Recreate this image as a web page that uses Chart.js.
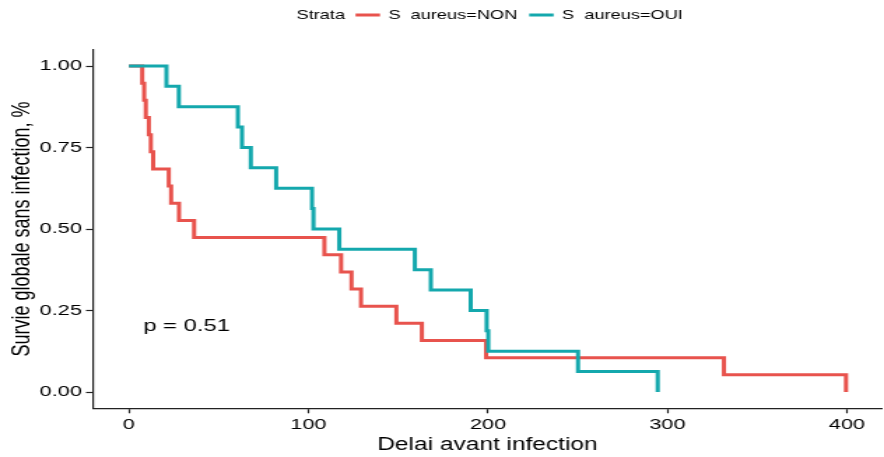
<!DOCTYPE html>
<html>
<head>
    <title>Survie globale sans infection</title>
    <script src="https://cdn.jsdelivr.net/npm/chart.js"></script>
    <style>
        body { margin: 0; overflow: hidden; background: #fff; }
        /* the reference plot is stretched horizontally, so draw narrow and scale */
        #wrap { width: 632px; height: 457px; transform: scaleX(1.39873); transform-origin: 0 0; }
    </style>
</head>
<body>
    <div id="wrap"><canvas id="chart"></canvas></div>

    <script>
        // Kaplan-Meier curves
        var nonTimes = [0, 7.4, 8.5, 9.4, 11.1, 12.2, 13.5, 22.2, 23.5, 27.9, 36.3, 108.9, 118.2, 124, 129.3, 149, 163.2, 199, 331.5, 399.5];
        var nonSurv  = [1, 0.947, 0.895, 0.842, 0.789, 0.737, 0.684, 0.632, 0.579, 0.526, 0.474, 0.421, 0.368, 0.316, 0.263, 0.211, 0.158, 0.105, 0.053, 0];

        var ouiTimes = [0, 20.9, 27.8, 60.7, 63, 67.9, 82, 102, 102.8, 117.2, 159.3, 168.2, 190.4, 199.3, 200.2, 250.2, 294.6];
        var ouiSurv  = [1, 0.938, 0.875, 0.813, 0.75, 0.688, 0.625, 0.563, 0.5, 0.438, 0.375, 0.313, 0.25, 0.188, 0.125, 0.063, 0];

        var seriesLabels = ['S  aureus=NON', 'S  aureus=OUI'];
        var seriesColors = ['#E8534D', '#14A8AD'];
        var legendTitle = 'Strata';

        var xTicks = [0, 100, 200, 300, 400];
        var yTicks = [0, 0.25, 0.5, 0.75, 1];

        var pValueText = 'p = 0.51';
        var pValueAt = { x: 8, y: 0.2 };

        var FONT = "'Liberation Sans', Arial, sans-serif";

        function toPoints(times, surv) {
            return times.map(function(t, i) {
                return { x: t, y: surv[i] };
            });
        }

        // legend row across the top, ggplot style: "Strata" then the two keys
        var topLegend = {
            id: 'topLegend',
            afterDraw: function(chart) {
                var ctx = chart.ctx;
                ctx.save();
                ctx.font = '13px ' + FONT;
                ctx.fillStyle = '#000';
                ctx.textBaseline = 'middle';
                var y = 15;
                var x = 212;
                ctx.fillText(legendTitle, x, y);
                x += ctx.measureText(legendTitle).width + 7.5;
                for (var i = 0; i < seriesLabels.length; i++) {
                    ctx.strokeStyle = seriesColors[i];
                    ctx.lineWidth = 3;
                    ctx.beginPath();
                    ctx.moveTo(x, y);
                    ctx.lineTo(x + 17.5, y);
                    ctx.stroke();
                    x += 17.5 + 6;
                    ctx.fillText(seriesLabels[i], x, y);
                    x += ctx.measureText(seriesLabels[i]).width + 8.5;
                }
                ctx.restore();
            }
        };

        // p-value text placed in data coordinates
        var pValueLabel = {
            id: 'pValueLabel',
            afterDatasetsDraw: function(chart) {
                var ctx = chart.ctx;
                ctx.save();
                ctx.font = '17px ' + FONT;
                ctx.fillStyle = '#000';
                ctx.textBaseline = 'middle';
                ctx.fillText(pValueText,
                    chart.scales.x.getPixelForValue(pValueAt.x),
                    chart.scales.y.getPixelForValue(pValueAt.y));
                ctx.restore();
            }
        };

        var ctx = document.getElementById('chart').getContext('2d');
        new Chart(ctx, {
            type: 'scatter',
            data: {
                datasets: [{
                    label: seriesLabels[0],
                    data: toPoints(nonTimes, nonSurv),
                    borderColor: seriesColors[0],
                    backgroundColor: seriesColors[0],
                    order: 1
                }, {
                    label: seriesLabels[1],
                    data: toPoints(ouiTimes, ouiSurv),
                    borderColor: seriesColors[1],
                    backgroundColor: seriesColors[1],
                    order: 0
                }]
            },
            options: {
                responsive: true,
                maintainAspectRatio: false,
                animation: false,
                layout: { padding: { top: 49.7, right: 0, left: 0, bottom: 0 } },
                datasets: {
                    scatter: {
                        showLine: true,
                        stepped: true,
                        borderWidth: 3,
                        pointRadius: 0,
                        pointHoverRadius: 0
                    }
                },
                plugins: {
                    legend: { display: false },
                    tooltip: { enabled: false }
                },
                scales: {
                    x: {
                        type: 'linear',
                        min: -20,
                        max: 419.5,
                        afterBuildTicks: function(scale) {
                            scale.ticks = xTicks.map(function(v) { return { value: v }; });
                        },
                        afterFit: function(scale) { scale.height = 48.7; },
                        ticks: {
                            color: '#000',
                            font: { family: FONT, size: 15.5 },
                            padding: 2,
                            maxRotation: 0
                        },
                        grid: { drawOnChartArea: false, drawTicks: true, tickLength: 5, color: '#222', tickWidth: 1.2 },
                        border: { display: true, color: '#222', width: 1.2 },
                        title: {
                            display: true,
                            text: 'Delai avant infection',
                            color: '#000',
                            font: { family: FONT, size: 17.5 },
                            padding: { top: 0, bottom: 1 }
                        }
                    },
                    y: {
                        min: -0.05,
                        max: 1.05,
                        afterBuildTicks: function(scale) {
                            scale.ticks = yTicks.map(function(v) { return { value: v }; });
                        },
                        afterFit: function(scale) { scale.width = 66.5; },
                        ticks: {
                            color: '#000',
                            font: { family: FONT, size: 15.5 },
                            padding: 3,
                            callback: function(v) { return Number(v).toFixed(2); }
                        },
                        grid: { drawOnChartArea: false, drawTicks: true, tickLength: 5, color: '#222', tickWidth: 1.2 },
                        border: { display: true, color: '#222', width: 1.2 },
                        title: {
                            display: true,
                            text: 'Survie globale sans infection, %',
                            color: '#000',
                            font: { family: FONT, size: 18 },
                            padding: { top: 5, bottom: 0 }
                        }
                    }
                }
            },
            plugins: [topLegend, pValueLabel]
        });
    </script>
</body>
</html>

What needs to be done → All of the data above should be transcribed verbatim, with pictures omitted.

Answer for the task →
Recreate this image as a web page that uses Chart.js.
<!DOCTYPE html>
<html>
<head>
    <title>Survie globale sans infection</title>
    <script src="https://cdn.jsdelivr.net/npm/chart.js"></script>
    <style>
        body { margin: 0; overflow: hidden; background: #fff; }
        /* the reference plot is stretched horizontally, so draw narrow and scale */
        #wrap { width: 632px; height: 457px; transform: scaleX(1.39873); transform-origin: 0 0; }
    </style>
</head>
<body>
    <div id="wrap"><canvas id="chart"></canvas></div>

    <script>
        // Kaplan-Meier curves
        var nonTimes = [0, 7.4, 8.5, 9.4, 11.1, 12.2, 13.5, 22.2, 23.5, 27.9, 36.3, 108.9, 118.2, 124, 129.3, 149, 163.2, 199, 331.5, 399.5];
        var nonSurv  = [1, 0.947, 0.895, 0.842, 0.789, 0.737, 0.684, 0.632, 0.579, 0.526, 0.474, 0.421, 0.368, 0.316, 0.263, 0.211, 0.158, 0.105, 0.053, 0];

        var ouiTimes = [0, 20.9, 27.8, 60.7, 63, 67.9, 82, 102, 102.8, 117.2, 159.3, 168.2, 190.4, 199.3, 200.2, 250.2, 294.6];
        var ouiSurv  = [1, 0.938, 0.875, 0.813, 0.75, 0.688, 0.625, 0.563, 0.5, 0.438, 0.375, 0.313, 0.25, 0.188, 0.125, 0.063, 0];

        var seriesLabels = ['S  aureus=NON', 'S  aureus=OUI'];
        var seriesColors = ['#E8534D', '#14A8AD'];
        var legendTitle = 'Strata';

        var xTicks = [0, 100, 200, 300, 400];
        var yTicks = [0, 0.25, 0.5, 0.75, 1];

        var pValueText = 'p = 0.51';
        var pValueAt = { x: 8, y: 0.2 };

        var FONT = "'Liberation Sans', Arial, sans-serif";

        function toPoints(times, surv) {
            return times.map(function(t, i) {
                return { x: t, y: surv[i] };
            });
        }

        // legend row across the top, ggplot style: "Strata" then the two keys
        var topLegend = {
            id: 'topLegend',
            afterDraw: function(chart) {
                var ctx = chart.ctx;
                ctx.save();
                ctx.font = '13px ' + FONT;
                ctx.fillStyle = '#000';
                ctx.textBaseline = 'middle';
                var y = 15;
                var x = 212;
                ctx.fillText(legendTitle, x, y);
                x += ctx.measureText(legendTitle).width + 7.5;
                for (var i = 0; i < seriesLabels.length; i++) {
                    ctx.strokeStyle = seriesColors[i];
                    ctx.lineWidth = 3;
                    ctx.beginPath();
                    ctx.moveTo(x, y);
                    ctx.lineTo(x + 17.5, y);
                    ctx.stroke();
                    x += 17.5 + 6;
                    ctx.fillText(seriesLabels[i], x, y);
                    x += ctx.measureText(seriesLabels[i]).width + 8.5;
                }
                ctx.restore();
            }
        };

        // p-value text placed in data coordinates
        var pValueLabel = {
            id: 'pValueLabel',
            afterDatasetsDraw: function(chart) {
                var ctx = chart.ctx;
                ctx.save();
                ctx.font = '17px ' + FONT;
                ctx.fillStyle = '#000';
                ctx.textBaseline = 'middle';
                ctx.fillText(pValueText,
                    chart.scales.x.getPixelForValue(pValueAt.x),
                    chart.scales.y.getPixelForValue(pValueAt.y));
                ctx.restore();
            }
        };

        var ctx = document.getElementById('chart').getContext('2d');
        new Chart(ctx, {
            type: 'scatter',
            data: {
                datasets: [{
                    label: seriesLabels[0],
                    data: toPoints(nonTimes, nonSurv),
                    borderColor: seriesColors[0],
                    backgroundColor: seriesColors[0],
                    order: 1
                }, {
                    label: seriesLabels[1],
                    data: toPoints(ouiTimes, ouiSurv),
                    borderColor: seriesColors[1],
                    backgroundColor: seriesColors[1],
                    order: 0
                }]
            },
            options: {
                responsive: true,
                maintainAspectRatio: false,
                animation: false,
                layout: { padding: { top: 49.7, right: 0, left: 0, bottom: 0 } },
                datasets: {
                    scatter: {
                        showLine: true,
                        stepped: true,
                        borderWidth: 3,
                        pointRadius: 0,
                        pointHoverRadius: 0
                    }
                },
                plugins: {
                    legend: { display: false },
                    tooltip: { enabled: false }
                },
                scales: {
                    x: {
                        type: 'linear',
                        min: -20,
                        max: 419.5,
                        afterBuildTicks: function(scale) {
                            scale.ticks = xTicks.map(function(v) { return { value: v }; });
                        },
                        afterFit: function(scale) { scale.height = 48.7; },
                        ticks: {
                            color: '#000',
                            font: { family: FONT, size: 15.5 },
                            padding: 2,
                            maxRotation: 0
                        },
                        grid: { drawOnChartArea: false, drawTicks: true, tickLength: 5, color: '#222', tickWidth: 1.2 },
                        border: { display: true, color: '#222', width: 1.2 },
                        title: {
                            display: true,
                            text: 'Delai avant infection',
                            color: '#000',
                            font: { family: FONT, size: 17.5 },
                            padding: { top: 0, bottom: 1 }
                        }
                    },
                    y: {
                        min: -0.05,
                        max: 1.05,
                        afterBuildTicks: function(scale) {
                            scale.ticks = yTicks.map(function(v) { return { value: v }; });
                        },
                        afterFit: function(scale) { scale.width = 66.5; },
                        ticks: {
                            color: '#000',
                            font: { family: FONT, size: 15.5 },
                            padding: 3,
                            callback: function(v) { return Number(v).toFixed(2); }
                        },
                        grid: { drawOnChartArea: false, drawTicks: true, tickLength: 5, color: '#222', tickWidth: 1.2 },
                        border: { display: true, color: '#222', width: 1.2 },
                        title: {
                            display: true,
                            text: 'Survie globale sans infection, %',
                            color: '#000',
                            font: { family: FONT, size: 18 },
                            padding: { top: 5, bottom: 0 }
                        }
                    }
                }
            },
            plugins: [topLegend, pValueLabel]
        });
    </script>
</body>
</html>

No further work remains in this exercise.